» **Task requirements**: Gather every line holding the string "matplotlib".

» **Data lines**:
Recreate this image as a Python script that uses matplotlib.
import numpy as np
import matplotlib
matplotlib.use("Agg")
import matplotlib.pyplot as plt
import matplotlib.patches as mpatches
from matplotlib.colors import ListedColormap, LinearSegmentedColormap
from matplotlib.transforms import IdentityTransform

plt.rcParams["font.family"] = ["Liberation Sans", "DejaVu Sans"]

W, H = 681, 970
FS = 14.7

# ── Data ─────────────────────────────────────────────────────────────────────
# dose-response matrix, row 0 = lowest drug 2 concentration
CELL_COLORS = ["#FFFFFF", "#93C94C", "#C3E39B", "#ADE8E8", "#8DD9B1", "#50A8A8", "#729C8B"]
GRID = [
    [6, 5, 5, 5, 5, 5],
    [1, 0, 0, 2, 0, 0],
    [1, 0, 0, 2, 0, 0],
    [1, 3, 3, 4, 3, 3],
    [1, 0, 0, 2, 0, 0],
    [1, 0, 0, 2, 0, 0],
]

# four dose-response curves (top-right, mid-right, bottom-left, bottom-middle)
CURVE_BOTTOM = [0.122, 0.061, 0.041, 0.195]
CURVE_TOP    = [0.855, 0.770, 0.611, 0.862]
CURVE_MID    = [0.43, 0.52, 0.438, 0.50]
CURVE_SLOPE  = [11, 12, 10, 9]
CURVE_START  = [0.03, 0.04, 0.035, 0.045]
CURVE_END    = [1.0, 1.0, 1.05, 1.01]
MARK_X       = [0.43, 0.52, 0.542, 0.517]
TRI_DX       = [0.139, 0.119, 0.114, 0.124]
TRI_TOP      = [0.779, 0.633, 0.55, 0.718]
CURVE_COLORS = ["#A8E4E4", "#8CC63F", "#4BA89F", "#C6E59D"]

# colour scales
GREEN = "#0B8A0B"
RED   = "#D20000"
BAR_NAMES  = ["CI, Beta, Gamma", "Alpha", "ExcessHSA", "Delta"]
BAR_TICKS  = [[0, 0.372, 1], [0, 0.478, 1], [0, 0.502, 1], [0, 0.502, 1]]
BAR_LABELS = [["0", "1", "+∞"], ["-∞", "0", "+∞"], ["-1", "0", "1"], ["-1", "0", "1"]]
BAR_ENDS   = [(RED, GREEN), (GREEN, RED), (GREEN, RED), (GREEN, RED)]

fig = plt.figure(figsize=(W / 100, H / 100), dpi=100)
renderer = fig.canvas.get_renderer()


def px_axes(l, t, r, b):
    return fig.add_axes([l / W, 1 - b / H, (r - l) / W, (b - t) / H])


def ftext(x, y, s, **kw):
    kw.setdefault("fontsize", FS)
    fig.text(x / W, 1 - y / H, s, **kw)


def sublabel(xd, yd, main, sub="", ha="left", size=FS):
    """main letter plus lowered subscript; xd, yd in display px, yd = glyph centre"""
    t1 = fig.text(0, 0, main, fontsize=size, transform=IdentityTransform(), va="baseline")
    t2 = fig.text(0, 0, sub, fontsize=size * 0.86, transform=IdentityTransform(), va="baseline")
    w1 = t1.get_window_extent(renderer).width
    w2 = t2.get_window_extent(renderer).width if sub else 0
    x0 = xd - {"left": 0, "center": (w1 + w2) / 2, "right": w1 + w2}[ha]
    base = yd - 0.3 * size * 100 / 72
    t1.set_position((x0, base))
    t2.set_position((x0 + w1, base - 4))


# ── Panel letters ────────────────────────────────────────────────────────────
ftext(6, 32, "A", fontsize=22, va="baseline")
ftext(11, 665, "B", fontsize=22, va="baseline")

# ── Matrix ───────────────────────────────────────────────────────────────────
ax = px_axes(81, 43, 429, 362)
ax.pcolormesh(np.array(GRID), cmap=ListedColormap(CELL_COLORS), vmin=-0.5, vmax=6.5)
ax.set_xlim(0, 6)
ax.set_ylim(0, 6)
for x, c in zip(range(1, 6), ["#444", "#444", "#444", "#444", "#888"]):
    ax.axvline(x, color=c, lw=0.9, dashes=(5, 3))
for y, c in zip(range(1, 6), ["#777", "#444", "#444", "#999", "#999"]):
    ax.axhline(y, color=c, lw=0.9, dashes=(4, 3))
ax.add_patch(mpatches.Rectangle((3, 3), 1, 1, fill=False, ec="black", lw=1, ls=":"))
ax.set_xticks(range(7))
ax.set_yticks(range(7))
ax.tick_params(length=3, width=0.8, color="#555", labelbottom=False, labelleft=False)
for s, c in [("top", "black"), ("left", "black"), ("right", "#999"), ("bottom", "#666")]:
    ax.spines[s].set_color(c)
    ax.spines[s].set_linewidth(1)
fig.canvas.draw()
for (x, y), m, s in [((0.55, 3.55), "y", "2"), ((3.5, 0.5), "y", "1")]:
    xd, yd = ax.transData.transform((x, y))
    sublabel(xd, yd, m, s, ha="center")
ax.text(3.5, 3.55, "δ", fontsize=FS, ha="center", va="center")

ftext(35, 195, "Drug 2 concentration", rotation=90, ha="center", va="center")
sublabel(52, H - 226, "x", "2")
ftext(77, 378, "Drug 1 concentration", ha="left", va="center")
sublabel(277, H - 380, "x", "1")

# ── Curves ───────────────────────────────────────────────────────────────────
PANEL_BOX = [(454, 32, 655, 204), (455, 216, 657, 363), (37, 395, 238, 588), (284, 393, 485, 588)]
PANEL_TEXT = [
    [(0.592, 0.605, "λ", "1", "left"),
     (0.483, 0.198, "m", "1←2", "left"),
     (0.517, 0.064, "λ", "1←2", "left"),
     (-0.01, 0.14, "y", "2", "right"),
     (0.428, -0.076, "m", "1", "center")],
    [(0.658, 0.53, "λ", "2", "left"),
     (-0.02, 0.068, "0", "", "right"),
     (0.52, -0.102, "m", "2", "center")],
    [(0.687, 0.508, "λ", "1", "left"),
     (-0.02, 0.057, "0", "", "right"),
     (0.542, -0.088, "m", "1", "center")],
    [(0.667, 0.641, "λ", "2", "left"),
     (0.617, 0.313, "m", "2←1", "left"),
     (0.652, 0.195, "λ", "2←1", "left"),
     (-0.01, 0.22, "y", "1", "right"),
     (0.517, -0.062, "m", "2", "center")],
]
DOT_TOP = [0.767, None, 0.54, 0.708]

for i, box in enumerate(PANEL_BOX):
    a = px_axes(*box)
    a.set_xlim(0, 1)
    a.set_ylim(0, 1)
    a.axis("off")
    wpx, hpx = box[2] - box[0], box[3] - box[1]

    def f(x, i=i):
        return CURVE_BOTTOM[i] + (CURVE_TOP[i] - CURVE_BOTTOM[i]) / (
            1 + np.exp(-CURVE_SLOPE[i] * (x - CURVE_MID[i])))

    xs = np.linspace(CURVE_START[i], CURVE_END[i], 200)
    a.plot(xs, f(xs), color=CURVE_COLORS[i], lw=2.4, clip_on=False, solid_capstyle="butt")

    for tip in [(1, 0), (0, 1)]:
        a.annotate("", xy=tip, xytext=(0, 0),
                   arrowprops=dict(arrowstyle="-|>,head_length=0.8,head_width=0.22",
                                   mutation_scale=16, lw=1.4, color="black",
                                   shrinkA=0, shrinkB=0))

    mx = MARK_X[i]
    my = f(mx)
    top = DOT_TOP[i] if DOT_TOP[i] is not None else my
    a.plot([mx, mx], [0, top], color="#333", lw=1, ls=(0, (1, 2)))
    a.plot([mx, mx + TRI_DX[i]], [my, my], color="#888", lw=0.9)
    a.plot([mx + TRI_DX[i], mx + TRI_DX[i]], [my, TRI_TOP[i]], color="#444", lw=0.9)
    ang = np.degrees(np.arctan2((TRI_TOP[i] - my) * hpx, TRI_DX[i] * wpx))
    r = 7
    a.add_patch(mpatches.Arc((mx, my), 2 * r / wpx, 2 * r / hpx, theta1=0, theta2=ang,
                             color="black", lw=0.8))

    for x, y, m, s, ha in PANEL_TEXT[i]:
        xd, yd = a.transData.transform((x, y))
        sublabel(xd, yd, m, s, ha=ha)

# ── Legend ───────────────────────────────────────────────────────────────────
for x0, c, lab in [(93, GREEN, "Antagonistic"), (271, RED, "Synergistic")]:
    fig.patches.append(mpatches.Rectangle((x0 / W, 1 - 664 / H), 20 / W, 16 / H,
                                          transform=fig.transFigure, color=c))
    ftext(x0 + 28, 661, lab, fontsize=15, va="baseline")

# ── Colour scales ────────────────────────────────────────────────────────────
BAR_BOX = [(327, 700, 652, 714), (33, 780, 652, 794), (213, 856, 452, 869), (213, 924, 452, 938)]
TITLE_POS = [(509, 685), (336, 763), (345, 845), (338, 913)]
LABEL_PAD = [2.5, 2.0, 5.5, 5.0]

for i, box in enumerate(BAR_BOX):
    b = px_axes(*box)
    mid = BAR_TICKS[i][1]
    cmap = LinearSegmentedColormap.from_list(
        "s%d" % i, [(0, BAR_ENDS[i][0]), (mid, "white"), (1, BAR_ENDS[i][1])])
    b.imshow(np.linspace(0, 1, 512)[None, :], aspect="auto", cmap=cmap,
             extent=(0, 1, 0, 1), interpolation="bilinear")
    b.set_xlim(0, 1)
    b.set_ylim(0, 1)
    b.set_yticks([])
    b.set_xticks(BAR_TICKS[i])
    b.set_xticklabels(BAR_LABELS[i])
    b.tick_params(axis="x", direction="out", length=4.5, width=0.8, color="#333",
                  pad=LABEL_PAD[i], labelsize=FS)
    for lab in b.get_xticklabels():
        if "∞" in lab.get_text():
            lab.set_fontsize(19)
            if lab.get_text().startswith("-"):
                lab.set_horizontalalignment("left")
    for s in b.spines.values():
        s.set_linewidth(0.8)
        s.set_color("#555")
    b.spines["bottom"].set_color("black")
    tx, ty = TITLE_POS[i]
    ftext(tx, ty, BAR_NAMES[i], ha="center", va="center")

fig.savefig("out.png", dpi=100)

» **Task output**:
Recreate this image as a Python script that uses matplotlib.
import matplotlib
matplotlib.use("Agg")
import matplotlib.pyplot as plt
import matplotlib.patches as mpatches
from matplotlib.colors import ListedColormap, LinearSegmentedColormap
from matplotlib.transforms import IdentityTransform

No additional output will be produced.